* _Instruction_
In the records below, find each line containing the word "this" and copy it.

* _Recorded information_
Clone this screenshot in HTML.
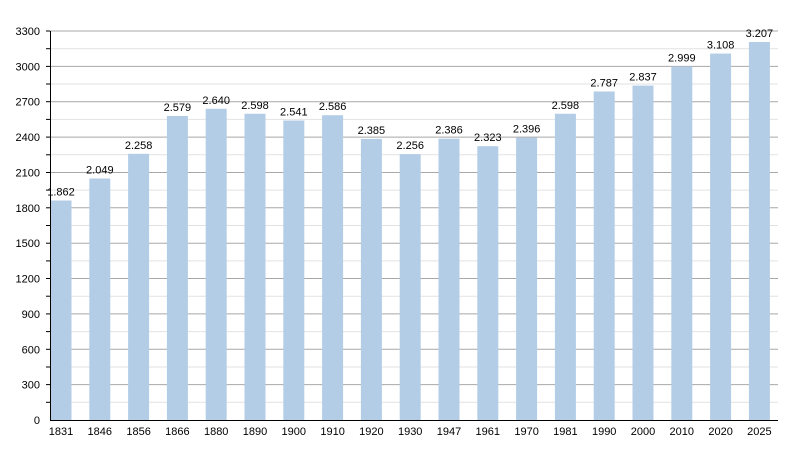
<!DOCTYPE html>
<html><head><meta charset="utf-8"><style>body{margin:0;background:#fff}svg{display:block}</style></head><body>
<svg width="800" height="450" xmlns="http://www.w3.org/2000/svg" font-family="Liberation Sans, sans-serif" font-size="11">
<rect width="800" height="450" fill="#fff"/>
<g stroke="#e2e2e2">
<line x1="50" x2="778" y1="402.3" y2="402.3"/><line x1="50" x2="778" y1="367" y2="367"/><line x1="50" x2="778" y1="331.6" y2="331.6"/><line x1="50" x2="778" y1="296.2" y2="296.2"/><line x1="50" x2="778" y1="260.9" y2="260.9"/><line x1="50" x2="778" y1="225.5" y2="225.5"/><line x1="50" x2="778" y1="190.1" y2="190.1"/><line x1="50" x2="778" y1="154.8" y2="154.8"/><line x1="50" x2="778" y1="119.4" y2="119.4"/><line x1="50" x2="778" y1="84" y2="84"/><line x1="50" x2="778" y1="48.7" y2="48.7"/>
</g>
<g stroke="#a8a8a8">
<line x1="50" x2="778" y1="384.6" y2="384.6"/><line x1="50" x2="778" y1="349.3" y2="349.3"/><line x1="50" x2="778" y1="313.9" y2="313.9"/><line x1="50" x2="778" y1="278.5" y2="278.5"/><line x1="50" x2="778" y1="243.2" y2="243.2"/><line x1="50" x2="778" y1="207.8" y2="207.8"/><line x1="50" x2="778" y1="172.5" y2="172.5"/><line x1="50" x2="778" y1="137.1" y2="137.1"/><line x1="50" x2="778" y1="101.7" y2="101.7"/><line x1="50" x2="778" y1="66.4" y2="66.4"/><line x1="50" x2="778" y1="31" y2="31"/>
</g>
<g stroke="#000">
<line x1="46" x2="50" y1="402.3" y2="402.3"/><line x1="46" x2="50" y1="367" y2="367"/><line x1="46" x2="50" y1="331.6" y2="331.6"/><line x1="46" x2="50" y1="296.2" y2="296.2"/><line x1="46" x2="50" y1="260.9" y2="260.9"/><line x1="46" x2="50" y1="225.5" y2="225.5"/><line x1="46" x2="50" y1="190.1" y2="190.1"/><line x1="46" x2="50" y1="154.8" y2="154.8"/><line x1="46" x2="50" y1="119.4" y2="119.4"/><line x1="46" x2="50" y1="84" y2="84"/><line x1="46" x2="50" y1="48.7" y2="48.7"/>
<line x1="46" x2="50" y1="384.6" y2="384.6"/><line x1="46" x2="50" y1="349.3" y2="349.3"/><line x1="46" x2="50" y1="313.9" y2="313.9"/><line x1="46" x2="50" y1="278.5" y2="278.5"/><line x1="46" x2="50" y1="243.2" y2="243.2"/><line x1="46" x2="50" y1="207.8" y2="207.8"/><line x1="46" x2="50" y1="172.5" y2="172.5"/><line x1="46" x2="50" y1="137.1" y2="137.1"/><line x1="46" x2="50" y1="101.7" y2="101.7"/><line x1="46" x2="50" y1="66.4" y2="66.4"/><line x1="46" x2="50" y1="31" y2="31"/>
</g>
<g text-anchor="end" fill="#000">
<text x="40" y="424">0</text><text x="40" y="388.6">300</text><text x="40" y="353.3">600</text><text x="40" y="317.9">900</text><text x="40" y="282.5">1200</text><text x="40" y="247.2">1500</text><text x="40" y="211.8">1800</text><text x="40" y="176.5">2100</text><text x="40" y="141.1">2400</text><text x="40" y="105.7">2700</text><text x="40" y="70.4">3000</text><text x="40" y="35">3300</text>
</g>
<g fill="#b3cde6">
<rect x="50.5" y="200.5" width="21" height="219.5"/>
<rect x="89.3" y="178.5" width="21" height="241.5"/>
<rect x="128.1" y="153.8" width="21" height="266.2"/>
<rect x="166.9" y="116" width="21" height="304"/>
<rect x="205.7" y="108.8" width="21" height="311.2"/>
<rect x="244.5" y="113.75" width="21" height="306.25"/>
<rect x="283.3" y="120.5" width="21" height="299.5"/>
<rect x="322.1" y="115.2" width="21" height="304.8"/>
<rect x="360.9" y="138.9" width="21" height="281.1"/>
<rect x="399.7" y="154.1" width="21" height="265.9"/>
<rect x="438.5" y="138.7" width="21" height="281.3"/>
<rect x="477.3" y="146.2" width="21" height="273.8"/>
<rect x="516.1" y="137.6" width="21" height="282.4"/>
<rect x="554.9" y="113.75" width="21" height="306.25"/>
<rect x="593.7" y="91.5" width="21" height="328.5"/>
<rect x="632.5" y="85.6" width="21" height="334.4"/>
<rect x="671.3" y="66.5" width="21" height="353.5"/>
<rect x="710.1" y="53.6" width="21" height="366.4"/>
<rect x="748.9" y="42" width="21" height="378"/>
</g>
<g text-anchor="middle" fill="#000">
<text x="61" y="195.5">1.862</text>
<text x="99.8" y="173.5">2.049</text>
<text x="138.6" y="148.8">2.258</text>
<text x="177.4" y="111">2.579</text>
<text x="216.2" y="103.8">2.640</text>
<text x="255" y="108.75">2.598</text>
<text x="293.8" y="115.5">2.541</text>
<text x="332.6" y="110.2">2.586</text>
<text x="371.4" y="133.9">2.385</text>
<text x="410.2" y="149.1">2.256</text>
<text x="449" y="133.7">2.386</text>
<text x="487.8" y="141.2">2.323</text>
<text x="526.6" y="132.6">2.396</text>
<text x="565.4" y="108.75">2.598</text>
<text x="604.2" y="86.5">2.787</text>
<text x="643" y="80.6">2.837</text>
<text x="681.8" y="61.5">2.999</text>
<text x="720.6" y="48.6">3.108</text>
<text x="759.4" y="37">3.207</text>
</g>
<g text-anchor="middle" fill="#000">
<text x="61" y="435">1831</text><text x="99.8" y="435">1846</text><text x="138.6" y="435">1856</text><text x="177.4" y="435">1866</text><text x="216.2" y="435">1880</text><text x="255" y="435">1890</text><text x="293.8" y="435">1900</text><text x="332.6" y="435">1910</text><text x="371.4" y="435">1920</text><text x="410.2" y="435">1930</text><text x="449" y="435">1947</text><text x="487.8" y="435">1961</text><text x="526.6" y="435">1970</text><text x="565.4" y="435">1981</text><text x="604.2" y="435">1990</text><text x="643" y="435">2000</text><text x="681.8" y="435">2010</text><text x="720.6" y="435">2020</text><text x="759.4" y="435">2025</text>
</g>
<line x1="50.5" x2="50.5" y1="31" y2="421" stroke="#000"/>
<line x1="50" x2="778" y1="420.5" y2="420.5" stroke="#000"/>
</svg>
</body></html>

...

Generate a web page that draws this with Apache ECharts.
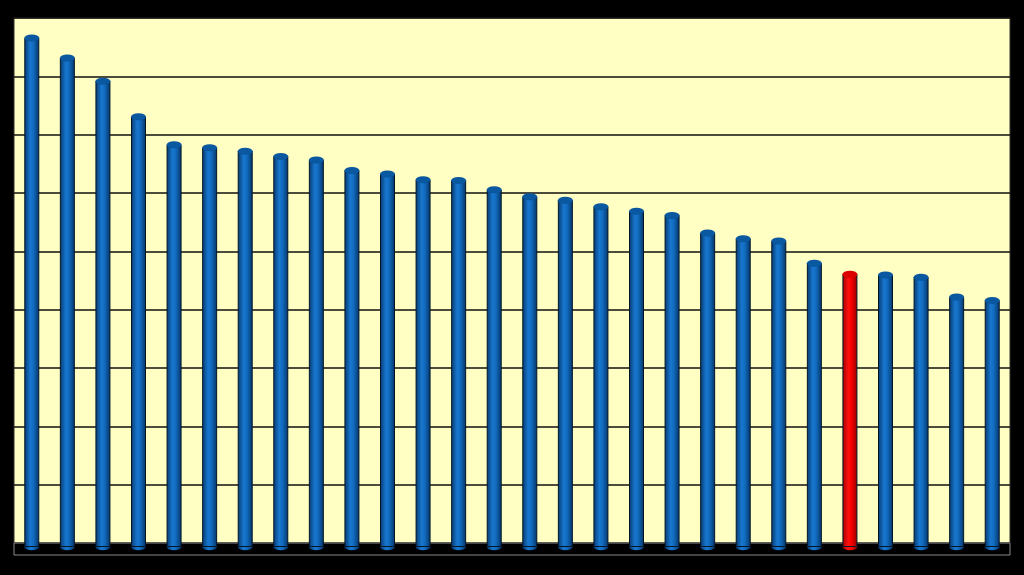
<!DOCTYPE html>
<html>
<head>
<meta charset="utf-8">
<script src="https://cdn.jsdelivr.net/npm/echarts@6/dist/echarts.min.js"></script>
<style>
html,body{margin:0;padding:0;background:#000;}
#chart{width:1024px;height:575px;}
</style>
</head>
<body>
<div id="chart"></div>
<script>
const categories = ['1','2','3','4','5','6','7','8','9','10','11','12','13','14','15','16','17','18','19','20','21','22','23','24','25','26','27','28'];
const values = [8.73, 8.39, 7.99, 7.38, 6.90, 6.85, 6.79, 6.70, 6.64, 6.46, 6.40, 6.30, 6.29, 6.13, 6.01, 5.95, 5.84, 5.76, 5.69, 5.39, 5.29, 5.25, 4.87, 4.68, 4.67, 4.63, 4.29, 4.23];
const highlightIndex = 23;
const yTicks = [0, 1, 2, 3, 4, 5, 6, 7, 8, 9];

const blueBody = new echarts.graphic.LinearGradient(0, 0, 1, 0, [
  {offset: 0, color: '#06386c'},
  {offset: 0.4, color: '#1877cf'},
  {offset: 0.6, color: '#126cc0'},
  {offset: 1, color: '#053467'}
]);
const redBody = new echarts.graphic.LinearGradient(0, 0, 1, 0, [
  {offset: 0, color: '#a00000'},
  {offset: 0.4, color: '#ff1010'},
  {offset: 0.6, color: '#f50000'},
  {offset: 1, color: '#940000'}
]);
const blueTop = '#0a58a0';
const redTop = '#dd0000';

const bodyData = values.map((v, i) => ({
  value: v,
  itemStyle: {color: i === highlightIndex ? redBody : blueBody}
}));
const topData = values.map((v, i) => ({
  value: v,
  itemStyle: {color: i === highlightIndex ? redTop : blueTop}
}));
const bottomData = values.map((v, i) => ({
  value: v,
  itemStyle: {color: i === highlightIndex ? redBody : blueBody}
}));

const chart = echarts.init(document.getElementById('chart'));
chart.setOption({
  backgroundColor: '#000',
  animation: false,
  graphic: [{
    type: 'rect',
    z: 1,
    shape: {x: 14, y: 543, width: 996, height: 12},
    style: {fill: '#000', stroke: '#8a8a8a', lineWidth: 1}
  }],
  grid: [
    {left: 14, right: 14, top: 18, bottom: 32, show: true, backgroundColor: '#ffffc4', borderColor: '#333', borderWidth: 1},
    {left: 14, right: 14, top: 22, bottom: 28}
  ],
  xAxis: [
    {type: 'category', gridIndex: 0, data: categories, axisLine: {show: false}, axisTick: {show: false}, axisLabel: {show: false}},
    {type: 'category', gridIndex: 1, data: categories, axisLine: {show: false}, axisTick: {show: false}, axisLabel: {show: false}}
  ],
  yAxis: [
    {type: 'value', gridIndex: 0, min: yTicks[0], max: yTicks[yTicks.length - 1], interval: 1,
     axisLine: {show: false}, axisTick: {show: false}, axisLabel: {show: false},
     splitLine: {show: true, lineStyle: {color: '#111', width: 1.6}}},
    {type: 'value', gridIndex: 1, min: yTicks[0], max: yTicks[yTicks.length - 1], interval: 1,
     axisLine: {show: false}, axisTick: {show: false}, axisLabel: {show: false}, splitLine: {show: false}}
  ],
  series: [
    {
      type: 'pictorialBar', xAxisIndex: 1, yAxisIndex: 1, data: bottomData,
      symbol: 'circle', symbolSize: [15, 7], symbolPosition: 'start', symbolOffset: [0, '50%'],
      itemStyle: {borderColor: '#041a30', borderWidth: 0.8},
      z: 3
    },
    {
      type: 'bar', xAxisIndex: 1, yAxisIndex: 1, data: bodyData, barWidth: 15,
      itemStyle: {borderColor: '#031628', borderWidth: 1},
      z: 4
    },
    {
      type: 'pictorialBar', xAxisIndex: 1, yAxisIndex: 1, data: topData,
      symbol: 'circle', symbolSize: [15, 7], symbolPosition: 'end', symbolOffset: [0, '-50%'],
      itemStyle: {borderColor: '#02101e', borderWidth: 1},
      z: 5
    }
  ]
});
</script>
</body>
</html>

* _Result of the exercise_
Clone this screenshot in HTML.
Generate a web page that draws this with Apache ECharts.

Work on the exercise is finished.